Capitulation: CNBC Explains


Capitulation: CNBC Explains

By: Mark Koba
Published: Thursday, 4 Aug 2011
Senior Editor




Traditionally, the word capitulation describes a surrender between fighting armies. What is capitulation when it's used on Wall Street? What does it signify? We explain.



cnbc.com


What is capitulation?

In simple terms, capitulation is when investors try to get out of the stock market as quickly as possible and look for less risky investments. It's also described as panic selling. It's usually based on investor fears that stock prices will fall further than they have.
Capitulation is usually signaled by a decline in the markets of at least 10% in one day.

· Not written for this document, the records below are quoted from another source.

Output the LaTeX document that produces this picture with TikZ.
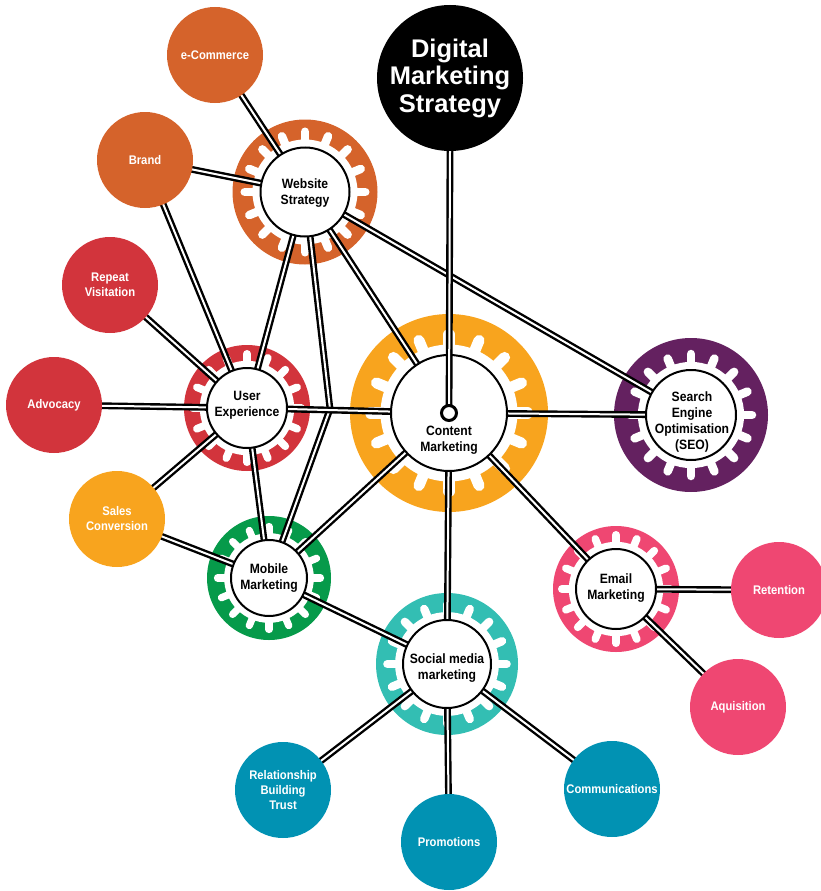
\documentclass[tikz,border=0pt]{standalone}
\usepackage{fontspec}
\setmainfont{Liberation Sans}
\newfontfamily\lblfont{Liberation Sans}[FakeStretch=0.9]
\usetikzlibrary{calc}
\pgfdeclarelayer{bg}
\pgfdeclarelayer{mid}
\pgfsetlayers{bg,mid,main}
\definecolor{corange}{HTML}{D5632B}
\definecolor{cred}{HTML}{D2343C}
\definecolor{cyellow}{HTML}{F8A41E}
\definecolor{cpurple}{HTML}{642160}
\definecolor{cgreen}{HTML}{069A4A}
\definecolor{cteal}{HTML}{33BEB3}
\definecolor{cpink}{HTML}{EF4772}
\definecolor{cblue}{HTML}{0192B3}
\newcommand\gearbase[4]{%
  \pgfmathsetmacro\gring{1.18*#2}%
  \pgfmathsetmacro\gw{0.19*#2}%
  \pgfmathsetmacro\gtip{1.355*#2}%
  \fill[#4] (#1) circle[radius=#3pt];
  \fill[white] (#1) circle[radius=\gring pt];
  \foreach \a in {0,22.5,...,337.5}{\draw[white,line width=\gw pt,line cap=round,shift={(#1)}] (90+\a:#2pt) -- (90+\a:\gtip pt);}
}
\tikzset{
  dl/.style={draw=black, line width=2.4pt, double=white, double distance=2pt, line join=round},
  leaf/.style={circle, minimum size=96pt, inner sep=0pt, text=white, font=\lblfont\bfseries\fontsize{12.5}{15}\selectfont, align=center},
  gearc/.style={circle, draw=black, line width=2pt, fill=white, inner sep=0pt},
  glabel/.style={text=black, font=\lblfont\bfseries\fontsize{13.5}{16.3}\selectfont, align=center, inner sep=0pt},
}
\begin{document}
\begin{tikzpicture}[x=1pt,y=-1pt]
\useasboundingbox (0,0) rectangle (821,891);
% gear inner circles
\node[gearc, minimum size=89pt] (web) at (305,192) {};
\node[gearc, minimum size=80pt] (ux) at (247,408) {};
\node[gearc, minimum size=116pt] (cm) at (449,413) {};
\node[gearc, minimum size=90pt] (seo) at (691,415) {};
\node[gearc, minimum size=76pt] (mob) at (269,578) {};
\node[gearc, minimum size=88pt] (soc) at (447,664) {};
\node[gearc, minimum size=80pt] (em) at (616,589) {};
\coordinate (kink) at (330,409);
% gear labels
\node[glabel] (webt) at (305,193) {Website\\Strategy};
\node[glabel] (uxt) at (247,405) {User\\Experience};
\node[glabel] (cmt) at (449,440) {Content\\Marketing};
\node[glabel] (seot) at (692,422) {Search\\Engine\\Optimisation\\(SEO)};
\node[glabel] (mobt) at (269,578) {Mobile\\Marketing};
\node[glabel] (soct) at (447,668) {Social media\\marketing};
\node[glabel] (emt) at (616,588) {Email\\Marketing};
% leaves
\node[leaf, fill=corange] (ecom) at (215,55) {e-Commerce};
\node[leaf, fill=corange] (brand) at (145,160) {Brand};
\node[leaf, fill=cred] (rep) at (110,285) {Repeat\\Visitation};
\node[leaf, fill=cred] (adv) at (54,405) {Advocacy};
\node[leaf, fill=cyellow] (sales) at (117,519) {Sales\\Conversion};
\node[leaf, fill=cblue] (rel) at (283,790) {Relationship\\Building\\Trust};
\node[leaf, fill=cblue] (pro) at (449,842) {Promotions};
\node[leaf, fill=cblue] (com) at (612,789) {Communications};
\node[leaf, fill=cpink] (ret) at (779,590) {Retention};
\node[leaf, fill=cpink] (aqu) at (738,707) {Aquisition};
% pin and title
\draw[dl] (450,151) coordinate (dmsb) -- (cm.center);
\node[circle, draw=black, line width=3pt, fill=white, minimum size=15pt, inner sep=0pt] (pin) at (cm.center) {};
\node[circle, fill=black, minimum size=146pt, inner sep=0pt, text=white, font=\bfseries\fontsize{25.5}{27.5}\selectfont, align=center] (dms) at (450,78) {Digital\\Marketing\\Strategy};
\begin{pgfonlayer}{bg}
\gearbase{web.center}{44.5}{72.5}{corange}
\gearbase{ux.center}{40}{63}{cred}
\gearbase{cm.center}{58}{99}{cyellow}
\gearbase{seo.center}{45}{77}{cpurple}
\gearbase{mob.center}{38}{62}{cgreen}
\gearbase{soc.center}{44}{71}{cteal}
\gearbase{em.center}{40}{63}{cpink}
\end{pgfonlayer}
\begin{pgfonlayer}{mid}
\draw[dl] (ecom.center) -- (web.center);
\draw[dl] (brand.center) -- (web.center);
\draw[dl] (brand.center) -- (ux.center);
\draw[dl] (rep.center) -- (ux.center);
\draw[dl] (adv.center) -- (ux.center);
\draw[dl] (sales.center) -- (ux.center);
\draw[dl] (sales.center) -- (mob.center);
\draw[dl] (web.center) -- (ux.center);
\draw[dl] (web.center) -- (kink) -- (mob.center);
\draw[dl] (web.center) -- (cm.center);
\draw[dl] (web.center) -- (seo.center);
\draw[dl] (ux.center) -- (cm.center);
\draw[dl] (ux.center) -- (mob.center);
\draw[dl] (cm.center) -- (seo.center);
\draw[dl] (cm.center) -- (em.center);
\draw[dl] (cm.center) -- (soc.center);
\draw[dl] (cm.center) -- (mob.center);
\draw[dl] (mob.center) -- (soc.center);
\draw[dl] (em.center) -- (ret.center);
\draw[dl] (em.center) -- (aqu.center);
\draw[dl] (soc.center) -- (rel.center);
\draw[dl] (soc.center) -- (pro.center);
\draw[dl] (soc.center) -- (com.center);
\end{pgfonlayer}
\end{tikzpicture}
\end{document}
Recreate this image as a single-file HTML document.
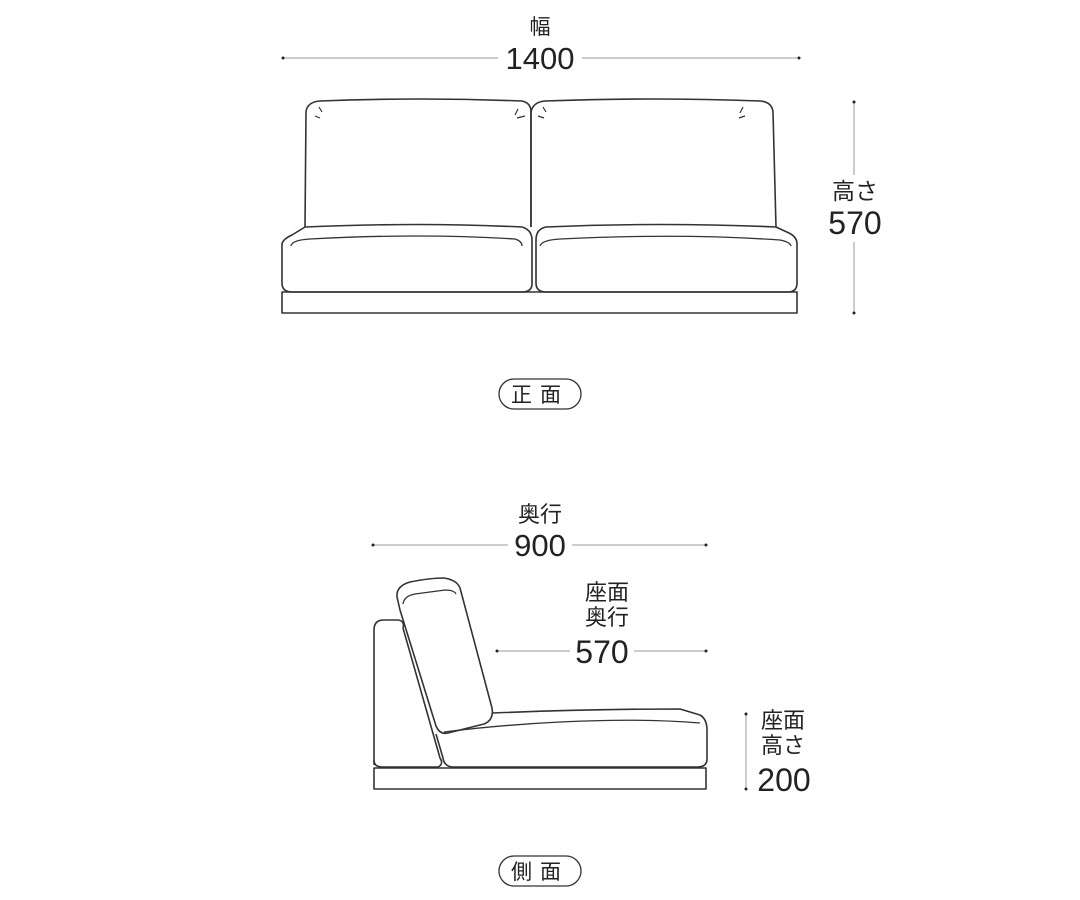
<!DOCTYPE html>
<html><head><meta charset="utf-8"><style>
html,body{margin:0;padding:0;background:#fff;}
svg{display:block}
text{font-family:"Liberation Sans","Noto Sans CJK JP",sans-serif;fill:#222;text-anchor:middle}
</style></head><body>
<svg width="1080" height="900" viewBox="0 0 1080 900" xmlns="http://www.w3.org/2000/svg">
<g fill="none" stroke="#333" stroke-width="1.6" stroke-linejoin="round">
<path d="M305,227 L306,112 Q307,102 320,101 Q420,97 522,101 Q531,103 531,112 L531,227"/>
<path d="M531,227 L531,112 Q533,102 545,101 Q650,97 760,101 Q772,102 773,112 L776,227"/>
<path d="M305,227 Q420,222 522,227 Q532,230 532,240 L532,285 Q531,292 522,292 L292,292 Q282,292 282,283 L282,244 Q283,239 292,235 Z"/>
<path d="M536,240 Q536,229 546,227 Q660,222 776,227 L789,233 Q797,237 797,244 L797,283 Q797,292 788,292 L546,292 Q536,292 536,283 Z"/>
<path d="M291,246 Q292,240 310,239 Q420,233 515,239 Q522,241 522,246" stroke-width="1.3"/>
<path d="M540,246 Q542,240 560,239 Q680,233 780,240 Q790,242 791,246" stroke-width="1.3"/>
<rect x="282" y="292" width="515" height="21"/>
<g stroke-width="1.2">
<path d="M315,116 L320,118 M319,107 L322,112 M518,109 L515,115 M517,118 L525,116"/>
<path d="M538,116 L544,118 M543,107 L546,112 M743,107 L740,113 M745,116 L739,118"/>
</g>
<path d="M374,765 L374,630 Q374,620 384,620 L398,620 Q405,621 403,628"/>
<path d="M374,760 Q374,767 382,767 L438,767 Q444,764 440,758 L403,628"/>
<path d="M397,597 Q396,586 410,582 Q430,578 444,578 Q457,580 460,588 L492,708 Q494,720 484,724 L448,733 Q440,735 436,726 L400,610 Z"/>
<path d="M403,604 Q404,596 415,594 L445,590 Q454,590 456,594" stroke-width="1.3"/>
<path d="M493,713 Q590,709 680,709 L700,715 Q707,719 707,730 L707,760 Q706,767 698,767 L452,767 Q444,766 443,758 L436,734"/>
<path d="M444,732 Q500,725 560,722 Q640,718 700,723" stroke-width="1.3"/>
<rect x="374" y="768" width="332" height="21"/>
</g>
<g stroke="#999" stroke-width="1">
<line x1="283" y1="58" x2="498" y2="58"/><line x1="582" y1="58" x2="799" y2="58"/>
<line x1="854" y1="102" x2="854" y2="175"/><line x1="854" y1="242" x2="854" y2="313"/>
<line x1="373" y1="545" x2="508" y2="545"/><line x1="572" y1="545" x2="706" y2="545"/>
<line x1="497" y1="651" x2="570" y2="651"/><line x1="634" y1="651" x2="706" y2="651"/>
<line x1="746" y1="714" x2="746" y2="789"/>
</g>
<g fill="#222">
<circle cx="283" cy="58" r="1.5"/><circle cx="799" cy="58" r="1.5"/>
<circle cx="854" cy="102" r="1.5"/><circle cx="854" cy="313" r="1.5"/>
<circle cx="373" cy="545" r="1.5"/><circle cx="706" cy="545" r="1.5"/>
<circle cx="497" cy="651" r="1.5"/><circle cx="706" cy="651" r="1.5"/>
<circle cx="746" cy="714" r="1.5"/><circle cx="746" cy="789" r="1.5"/>
</g>
<text x="540" y="34" font-size="21">幅</text>
<text x="540" y="69" font-size="31">1400</text>
<text x="855" y="199" font-size="23">高さ</text>
<text x="855" y="234" font-size="32">570</text>
<text x="540" y="522" font-size="22">奥行</text>
<text x="540" y="556" font-size="31">900</text>
<text x="607" y="600" font-size="22">座面</text>
<text x="607" y="625" font-size="22">奥行</text>
<text x="602" y="663" font-size="32">570</text>
<text x="783" y="728" font-size="22">座面</text>
<text x="783" y="753" font-size="22">高さ</text>
<text x="784" y="791" font-size="32">200</text>
<rect x="499" y="379" width="82" height="30" rx="15" fill="none" stroke="#333" stroke-width="1.3"/>
<text x="540" y="402" font-size="21" letter-spacing="8">正面</text>
<rect x="499" y="856" width="82" height="30" rx="15" fill="none" stroke="#333" stroke-width="1.3"/>
<text x="540" y="879" font-size="21" letter-spacing="8">側面</text>
</svg>
</body></html>
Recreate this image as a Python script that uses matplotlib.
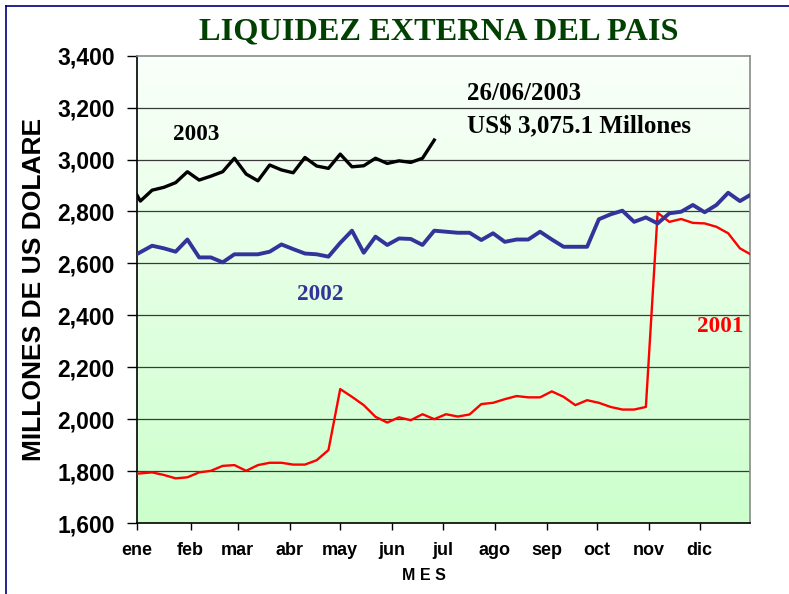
# Liquidez externa del pais: reservas semanales 2001, 2002 y 2003

import matplotlib
matplotlib.use('Agg')
import matplotlib.pyplot as plt
import numpy as np
import pandas as pd
from matplotlib.colors import LinearSegmentedColormap

#### DATOS ####

meses = ['ene', 'feb', 'mar', 'abr', 'may', 'jun', 'jul', 'ago', 'sep', 'oct', 'nov', 'dic']

# fechas de los datos semanales (cierre del año anterior + semanas)
fechas_2001 = ['2000-12-31'] + list(pd.date_range('2001-01-09', '2001-12-25', freq='7D')) + ['2001-12-31']
fechas_2002 = ['2001-12-31'] + list(pd.date_range('2002-01-09', '2002-12-25', freq='7D')) + ['2002-12-31']
fechas_2003 = ['2002-12-31'] + list(pd.date_range('2003-01-02', '2003-06-26', freq='7D'))

# millones de US$
liq_2001 = [1790, 1795, 1785, 1772, 1776, 1795, 1801, 1820, 1823, 1801, 1823, 1832, 1832,
            1825, 1825, 1842, 1881, 2116, 2086, 2054, 2009, 1987, 2007, 1996, 2019, 2000,
            2019, 2010, 2018, 2058, 2063, 2077, 2089, 2084, 2084, 2107, 2086, 2054, 2073,
            2063, 2047, 2037, 2037, 2047, 2795, 2760, 2771, 2756, 2754, 2741, 2716, 2658, 2636]
liq_2002 = [2636, 2668, 2658, 2645, 2692, 2623, 2623, 2604, 2635, 2635, 2635, 2645, 2673,
            2655, 2638, 2635, 2626, 2679, 2726, 2641, 2703, 2671, 2696, 2694, 2671, 2726,
            2722, 2718, 2718, 2690, 2716, 2683, 2692, 2692, 2722, 2692, 2664, 2664, 2664,
            2770, 2789, 2803, 2760, 2777, 2754, 2793, 2799, 2825, 2797, 2825, 2872, 2840, 2863]
liq_2003 = [2863, 2840, 2882, 2893, 2911, 2953, 2921, 2936, 2953, 3005, 2944, 2918, 2979,
            2960, 2949, 3008, 2975, 2966, 3021, 2972, 2976, 3005, 2985, 2995, 2989, 3005, 3075]

yticks = list(range(1600, 3401, 200))


def dias(fechas, anio):
    # dias desde el 31/12 del año anterior
    base = pd.Timestamp(anio - 1, 12, 31)
    return np.array([(pd.Timestamp(f) - base).days for f in fechas])


#### GRAFICO ####

sans = 'Liberation Sans'
serif = 'Liberation Serif'

fig = plt.figure(figsize=(7.89, 5.94), dpi=100)
ax = fig.add_axes([137/789, 1 - 523/594, (750-137)/789, (523-55.7)/594])

# fondo degradado blanco -> verde claro
cmap = LinearSegmentedColormap.from_list('fondo', ['#CCFFCC', '#FAFFFA'])
grad = np.linspace(0, 1, 256).reshape(-1, 1)
ax.imshow(grad, extent=[0, 365, 1600, 3400], origin='lower', aspect='auto', cmap=cmap, zorder=0)

for y in yticks[1:-1]:
    ax.axhline(y, color='#3a3a3a', lw=0.9, zorder=1)

ax.plot(dias(fechas_2001, 2001), liq_2001, color='#FF0000', lw=1.7, zorder=3)
ax.plot(dias(fechas_2002, 2002), liq_2002, color='#333399', lw=2.8, zorder=4)
ax.plot(dias(fechas_2003, 2003), liq_2003, color='black', lw=2.4, zorder=5)

# ticks al inicio de cada mes
inicio_mes = dias([f'2003-{m:02d}-01' for m in range(1, 13)], 2003)
inicio_mes[0] = 0
ax.set_xticks(inicio_mes)
ax.set_xticklabels(meses, fontsize=13, fontweight='bold', family=sans)
ax.set_yticks(yticks)
ax.set_yticklabels([f'{v:,}' for v in yticks], fontsize=16.5, fontweight='bold', family=sans)
ax.tick_params(axis='x', length=5, width=1, pad=9, color='black')
ax.tick_params(axis='y', length=7, width=1, pad=9, color='black')

ax.set_xlim(0, 365)
ax.set_ylim(1600, 3400)

for s in ['top', 'right']:
    ax.spines[s].set_color('#8a8a8a')
    ax.spines[s].set_linewidth(1.2)
for s in ['left', 'bottom']:
    ax.spines[s].set_color('black')
    ax.spines[s].set_linewidth(1.2)

# textos
fig.text(439/789, 1 - 32/594, 'LIQUIDEZ EXTERNA DEL PAIS', ha='center', va='center',
         fontsize=23.3, fontweight='bold', family=serif, color='#004000')
fig.text(34/789, 1 - 289/594, 'MILLONES DE US DOLARE', rotation=90, ha='center', va='center',
         fontsize=19, fontweight='bold', family=sans)
fig.text(424/789, 1 - 576/594, 'M E S', ha='center', va='center',
         fontsize=11.5, fontweight='bold', family=sans)

fig.text(173/789, 1 - 134/594, '2003', ha='left', va='center',
         fontsize=16.7, fontweight='bold', family=serif, color='black')
fig.text(297/789, 1 - 294/594, '2002', ha='left', va='center',
         fontsize=16.7, fontweight='bold', family=serif, color='#333399')
fig.text(697/789, 1 - 327/594, '2001', ha='left', va='center',
         fontsize=16.7, fontweight='bold', family=serif, color='#FF0000')
fig.text(467/789, 1 - 93/594, '26/06/2003', ha='left', va='center',
         fontsize=18, fontweight='bold', family=serif)
fig.text(467/789, 1 - 127/594, 'US$ 3,075.1 Millones', ha='left', va='center',
         fontsize=18, fontweight='bold', family=serif)

# marco de la diapositiva
fig.add_artist(plt.Line2D([6/789, 1], [1 - 6/594, 1 - 6/594], color='#000080', lw=1.2))
fig.add_artist(plt.Line2D([6/789, 6/789], [0, 1 - 6/594], color='#000080', lw=1.2))

plt.savefig('out.png', dpi=100)
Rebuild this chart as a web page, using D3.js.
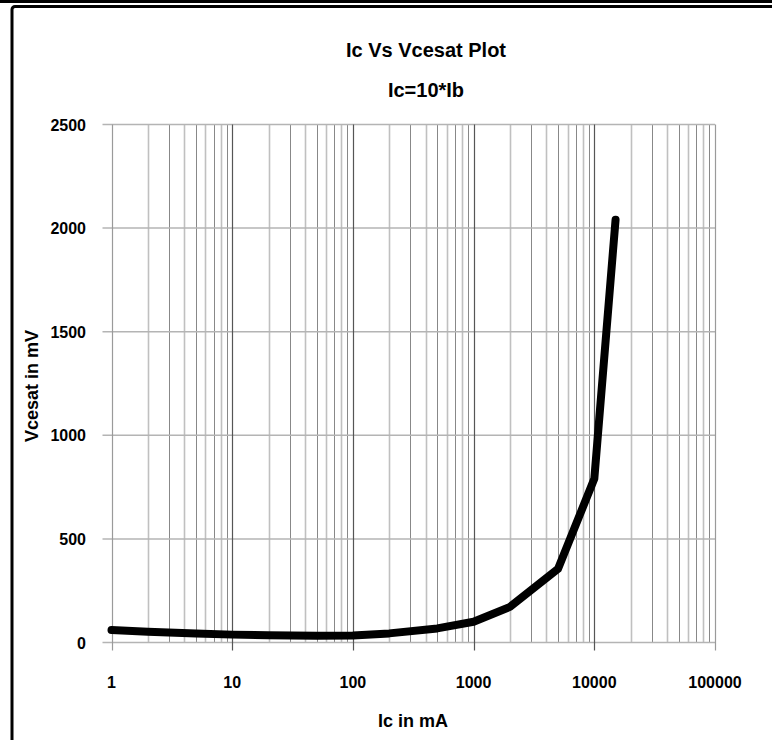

In getting out of the market, investors give up any previous gains in stock price. That means they take a financial loss, just to get out of stocks. The thinking is: take a smaller loss now rather than a bigger one later.

Real capitulation involves extremely high volume—or high numbers of traded shares—and sharp declines in stock prices.

Why do investors capitulate?

Suppose a stock starts dropping in price. There are two choices. Investors stick it out and hope the stock begins to appreciate—or they can take the loss by selling the stock.

If the majority of investors decide to wait it out, then the stock price will probably remain stable. But if the majority of investors decide to capitulate and give up on a stock, they start selling and that starts a sharp decline in a stock's price.

Are there any benefits from capitulation?

Only for those buyers ready to swoop in.  After capitulation selling, common wisdom has it that there are great bargains to be had in the stock market. Why? Because everyone who wants to get out of a stock, for any reason, has sold it. The price should then, theoretically, reverse or bounce off the lowest price of the stock.
In other words, some investors believe that capitulation is the sign of a bottom and a chance to get stocks at a cheaper price than before the capitulation took place.

Is capitulation a way to gauge the markets?

Not at all. Capitulation is very difficult to forecast and use as a way to buy or sell stocks. There is no magical price at which capitulation takes place. Certainly during the trading day, stock prices and volumes are monitored and some measurement is used to determine if a capitulation is taking place and will remain so at the end of the day.

But most often, investors and market watchers look back to determine when the markets actually capitulated and see how far stocks have fallen in price for that one day of trading.

When have there been capitulations?

The stock market crash of 1929 that helped lead to the Great Depression, is a capitulation. In fact, it had more than one day of it.

On Oct. 24, 1929—what's known as Black Thursday—share prices on the New York Stock Exchange collapsed. A then-record number of 12.9 million shares was traded.

But more was to follow. Oct. 28, the first "Black Monday," more investors decided to get out of the market, and the slide continued with a record loss in the Dow for the day of 38 points, or 13 percent.

The next day, "Black Tuesday," Oct. 29, 1929, about 16 million shares were traded, and the Dow lost an additional 30 points.

More recently, there was a massive sell off or panic selling of stocks  on Oct. 10, 2008, in what can be considered a capitulation. Not only U.S. stocks, but global markets had major declines of 10 percent or more on one day.

Investors flooded exchanges with sell orders, dragging all benchmarks sharply lower. It's believed fears of a global recession and the U.S. housing slump sparked the sell-off.